| AIM |
Copy all lines holding the word "this" from the entries.

[Begin INPUT MATERIAL]

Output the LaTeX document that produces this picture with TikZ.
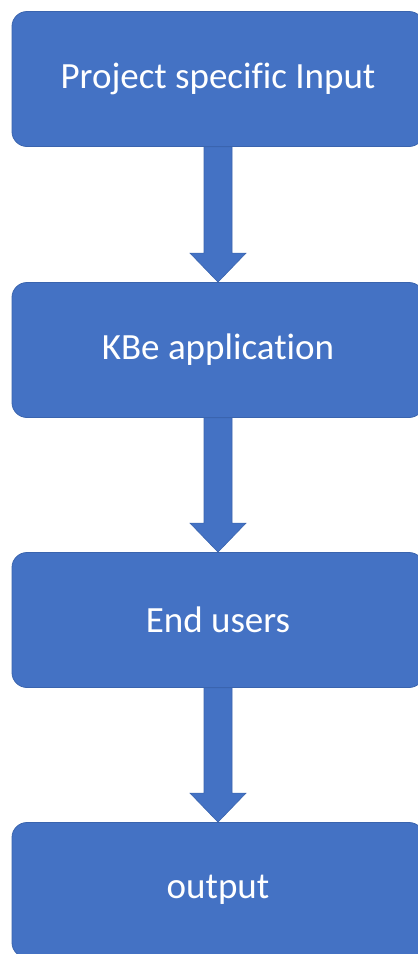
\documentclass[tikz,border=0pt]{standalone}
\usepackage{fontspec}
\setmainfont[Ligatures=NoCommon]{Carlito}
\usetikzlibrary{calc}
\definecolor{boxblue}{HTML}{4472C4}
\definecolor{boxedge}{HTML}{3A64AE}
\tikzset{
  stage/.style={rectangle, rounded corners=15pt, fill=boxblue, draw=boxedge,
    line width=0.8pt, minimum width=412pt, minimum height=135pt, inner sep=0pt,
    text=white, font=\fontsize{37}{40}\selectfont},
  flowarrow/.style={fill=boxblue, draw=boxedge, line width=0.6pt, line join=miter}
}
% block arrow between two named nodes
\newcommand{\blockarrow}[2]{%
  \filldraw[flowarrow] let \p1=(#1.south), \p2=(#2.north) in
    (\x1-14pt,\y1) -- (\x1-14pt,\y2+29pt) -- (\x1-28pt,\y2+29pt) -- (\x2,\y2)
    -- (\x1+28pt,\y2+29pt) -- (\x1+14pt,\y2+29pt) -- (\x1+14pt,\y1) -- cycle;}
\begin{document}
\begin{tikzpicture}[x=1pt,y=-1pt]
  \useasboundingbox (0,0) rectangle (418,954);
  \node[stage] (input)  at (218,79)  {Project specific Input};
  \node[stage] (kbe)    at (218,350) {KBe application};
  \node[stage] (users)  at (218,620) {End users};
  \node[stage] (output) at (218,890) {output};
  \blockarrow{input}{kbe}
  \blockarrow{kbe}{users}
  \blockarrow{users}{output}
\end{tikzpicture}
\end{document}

[End INPUT MATERIAL]
[Begin INPUT MATERIAL]

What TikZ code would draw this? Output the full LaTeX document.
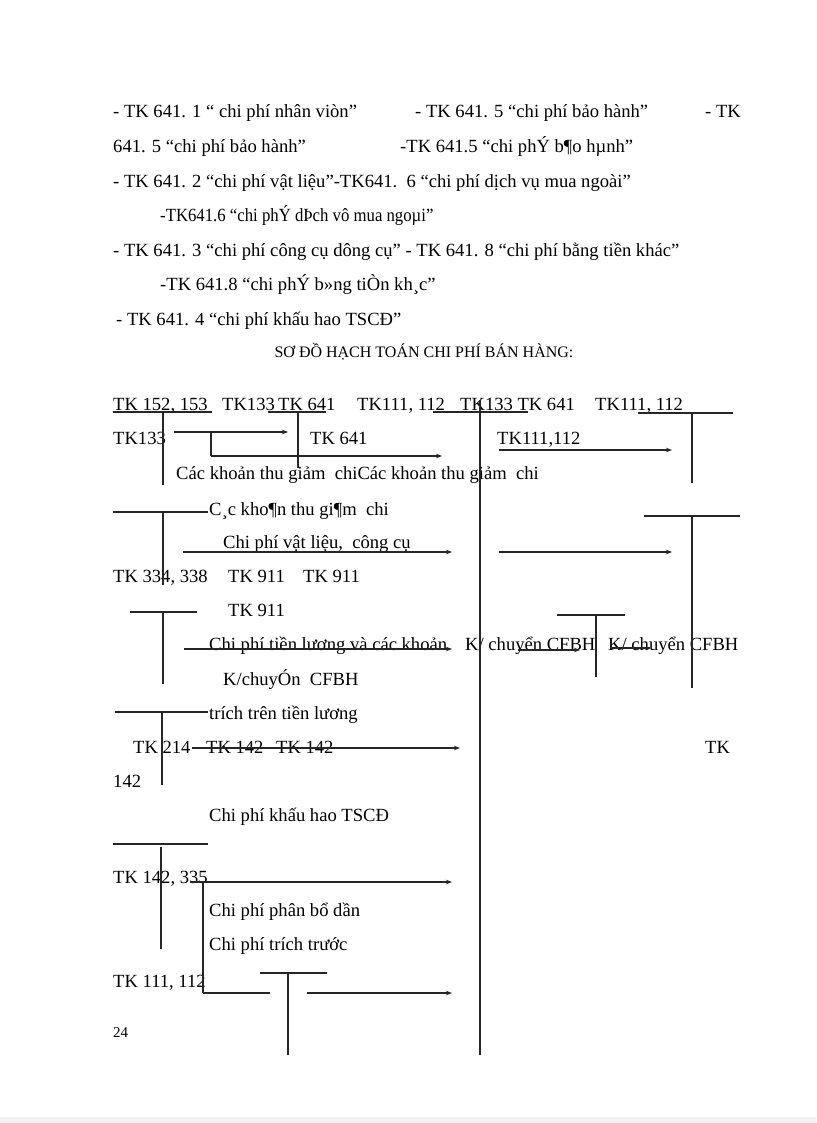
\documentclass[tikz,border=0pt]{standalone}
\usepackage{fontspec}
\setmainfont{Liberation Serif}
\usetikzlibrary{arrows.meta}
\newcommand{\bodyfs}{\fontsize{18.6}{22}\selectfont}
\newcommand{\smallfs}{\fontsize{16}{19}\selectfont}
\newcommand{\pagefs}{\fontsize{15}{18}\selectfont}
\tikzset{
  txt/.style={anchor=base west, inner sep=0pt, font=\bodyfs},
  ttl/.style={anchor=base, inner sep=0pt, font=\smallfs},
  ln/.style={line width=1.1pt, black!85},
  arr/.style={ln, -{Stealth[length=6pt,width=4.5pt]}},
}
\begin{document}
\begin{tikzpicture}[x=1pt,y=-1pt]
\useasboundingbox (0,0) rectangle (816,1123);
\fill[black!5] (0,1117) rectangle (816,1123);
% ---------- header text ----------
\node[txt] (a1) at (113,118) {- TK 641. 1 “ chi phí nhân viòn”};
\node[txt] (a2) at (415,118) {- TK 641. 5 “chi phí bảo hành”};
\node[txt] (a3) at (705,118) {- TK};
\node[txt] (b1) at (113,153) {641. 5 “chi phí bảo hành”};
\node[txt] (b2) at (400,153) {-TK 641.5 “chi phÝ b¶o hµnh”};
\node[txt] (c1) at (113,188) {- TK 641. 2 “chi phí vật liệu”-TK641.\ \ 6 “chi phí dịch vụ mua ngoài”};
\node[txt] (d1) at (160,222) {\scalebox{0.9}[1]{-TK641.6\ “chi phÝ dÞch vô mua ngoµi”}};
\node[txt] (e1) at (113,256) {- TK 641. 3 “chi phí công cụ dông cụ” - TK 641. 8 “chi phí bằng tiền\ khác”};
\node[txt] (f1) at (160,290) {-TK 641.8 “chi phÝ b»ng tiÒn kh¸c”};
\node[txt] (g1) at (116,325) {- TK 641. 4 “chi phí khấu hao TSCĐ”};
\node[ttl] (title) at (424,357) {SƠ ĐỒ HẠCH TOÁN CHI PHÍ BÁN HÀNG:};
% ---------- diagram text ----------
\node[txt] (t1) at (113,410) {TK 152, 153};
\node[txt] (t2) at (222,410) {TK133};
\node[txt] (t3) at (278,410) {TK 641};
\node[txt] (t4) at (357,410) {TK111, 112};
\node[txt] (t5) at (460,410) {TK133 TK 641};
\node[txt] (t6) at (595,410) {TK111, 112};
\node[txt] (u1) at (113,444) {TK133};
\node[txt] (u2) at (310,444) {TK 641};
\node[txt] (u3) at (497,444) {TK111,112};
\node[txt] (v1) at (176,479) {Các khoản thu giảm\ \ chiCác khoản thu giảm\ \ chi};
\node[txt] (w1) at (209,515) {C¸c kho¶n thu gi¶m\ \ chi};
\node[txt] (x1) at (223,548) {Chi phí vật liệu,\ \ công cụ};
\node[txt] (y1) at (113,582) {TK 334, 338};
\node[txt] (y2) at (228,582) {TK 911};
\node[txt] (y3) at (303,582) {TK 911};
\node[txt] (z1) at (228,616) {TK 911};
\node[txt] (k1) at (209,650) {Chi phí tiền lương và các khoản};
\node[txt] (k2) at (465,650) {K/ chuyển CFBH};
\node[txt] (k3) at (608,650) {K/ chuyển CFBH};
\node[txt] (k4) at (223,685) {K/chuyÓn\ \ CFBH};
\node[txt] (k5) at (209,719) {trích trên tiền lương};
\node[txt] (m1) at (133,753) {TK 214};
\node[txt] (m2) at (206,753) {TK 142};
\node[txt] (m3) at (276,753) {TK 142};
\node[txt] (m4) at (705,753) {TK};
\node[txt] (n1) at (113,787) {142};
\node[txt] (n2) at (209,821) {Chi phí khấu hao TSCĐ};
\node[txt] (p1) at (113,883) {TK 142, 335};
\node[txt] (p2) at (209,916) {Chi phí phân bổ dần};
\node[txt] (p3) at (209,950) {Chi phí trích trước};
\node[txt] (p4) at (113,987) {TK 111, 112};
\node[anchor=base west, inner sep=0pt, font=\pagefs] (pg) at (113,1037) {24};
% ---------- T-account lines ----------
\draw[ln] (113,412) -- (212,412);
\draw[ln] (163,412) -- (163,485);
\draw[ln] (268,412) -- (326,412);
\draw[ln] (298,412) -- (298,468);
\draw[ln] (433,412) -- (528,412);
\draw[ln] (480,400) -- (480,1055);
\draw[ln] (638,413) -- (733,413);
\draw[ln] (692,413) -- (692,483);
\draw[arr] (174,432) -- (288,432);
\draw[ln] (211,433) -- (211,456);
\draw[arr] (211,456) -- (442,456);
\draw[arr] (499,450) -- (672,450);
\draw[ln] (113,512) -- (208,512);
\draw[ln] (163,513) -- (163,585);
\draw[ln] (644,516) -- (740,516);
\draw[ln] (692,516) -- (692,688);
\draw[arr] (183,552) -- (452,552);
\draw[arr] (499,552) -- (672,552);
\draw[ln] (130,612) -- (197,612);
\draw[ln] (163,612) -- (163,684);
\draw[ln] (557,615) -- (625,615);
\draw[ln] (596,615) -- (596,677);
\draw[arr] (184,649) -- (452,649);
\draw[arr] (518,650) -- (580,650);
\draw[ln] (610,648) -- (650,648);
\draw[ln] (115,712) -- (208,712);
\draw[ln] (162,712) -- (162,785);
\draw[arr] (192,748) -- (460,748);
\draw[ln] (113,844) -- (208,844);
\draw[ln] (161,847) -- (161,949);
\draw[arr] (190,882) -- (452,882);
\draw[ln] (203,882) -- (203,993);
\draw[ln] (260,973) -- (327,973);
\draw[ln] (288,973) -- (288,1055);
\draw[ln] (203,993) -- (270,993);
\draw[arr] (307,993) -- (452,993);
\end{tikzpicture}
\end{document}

[End INPUT MATERIAL]
[Begin INPUT MATERIAL]

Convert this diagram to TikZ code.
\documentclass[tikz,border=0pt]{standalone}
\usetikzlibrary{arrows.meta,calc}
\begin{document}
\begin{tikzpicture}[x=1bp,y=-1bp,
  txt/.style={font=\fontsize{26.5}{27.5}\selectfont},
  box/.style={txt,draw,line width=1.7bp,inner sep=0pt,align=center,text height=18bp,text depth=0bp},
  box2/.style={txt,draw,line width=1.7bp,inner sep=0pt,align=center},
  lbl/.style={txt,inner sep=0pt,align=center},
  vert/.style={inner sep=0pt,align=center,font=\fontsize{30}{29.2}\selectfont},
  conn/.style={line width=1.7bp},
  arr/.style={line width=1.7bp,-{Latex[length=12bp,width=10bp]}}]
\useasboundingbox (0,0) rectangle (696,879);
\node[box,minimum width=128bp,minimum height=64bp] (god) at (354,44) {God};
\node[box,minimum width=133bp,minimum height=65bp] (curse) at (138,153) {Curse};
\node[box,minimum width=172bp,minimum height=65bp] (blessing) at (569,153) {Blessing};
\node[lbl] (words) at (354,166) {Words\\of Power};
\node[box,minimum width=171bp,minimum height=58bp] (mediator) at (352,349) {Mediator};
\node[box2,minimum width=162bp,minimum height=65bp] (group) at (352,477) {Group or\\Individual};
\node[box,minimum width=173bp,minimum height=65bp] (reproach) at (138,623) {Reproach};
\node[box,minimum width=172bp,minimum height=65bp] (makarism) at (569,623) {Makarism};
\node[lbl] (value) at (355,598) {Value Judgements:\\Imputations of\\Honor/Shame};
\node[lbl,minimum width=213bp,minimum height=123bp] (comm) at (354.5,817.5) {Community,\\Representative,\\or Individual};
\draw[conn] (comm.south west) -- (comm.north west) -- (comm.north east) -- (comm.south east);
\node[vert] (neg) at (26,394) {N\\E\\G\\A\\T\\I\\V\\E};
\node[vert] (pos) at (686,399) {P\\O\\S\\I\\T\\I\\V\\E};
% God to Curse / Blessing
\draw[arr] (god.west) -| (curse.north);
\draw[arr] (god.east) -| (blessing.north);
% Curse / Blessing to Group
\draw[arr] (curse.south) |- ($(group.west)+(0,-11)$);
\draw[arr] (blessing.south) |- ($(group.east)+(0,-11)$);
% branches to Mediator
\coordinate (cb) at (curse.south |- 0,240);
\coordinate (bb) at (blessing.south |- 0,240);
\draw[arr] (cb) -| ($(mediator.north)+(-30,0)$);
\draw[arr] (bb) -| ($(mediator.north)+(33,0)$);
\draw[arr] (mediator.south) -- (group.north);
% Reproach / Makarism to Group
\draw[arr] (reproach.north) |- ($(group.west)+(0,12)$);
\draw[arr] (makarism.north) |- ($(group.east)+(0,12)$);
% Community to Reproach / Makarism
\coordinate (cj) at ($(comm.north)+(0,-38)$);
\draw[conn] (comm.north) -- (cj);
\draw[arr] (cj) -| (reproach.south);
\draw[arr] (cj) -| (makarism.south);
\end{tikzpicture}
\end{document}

[End INPUT MATERIAL]

| THE RESPONSE |
Output the LaTeX document that produces this picture with TikZ.
What TikZ code would draw this? Output the full LaTeX document.
Convert this diagram to TikZ code.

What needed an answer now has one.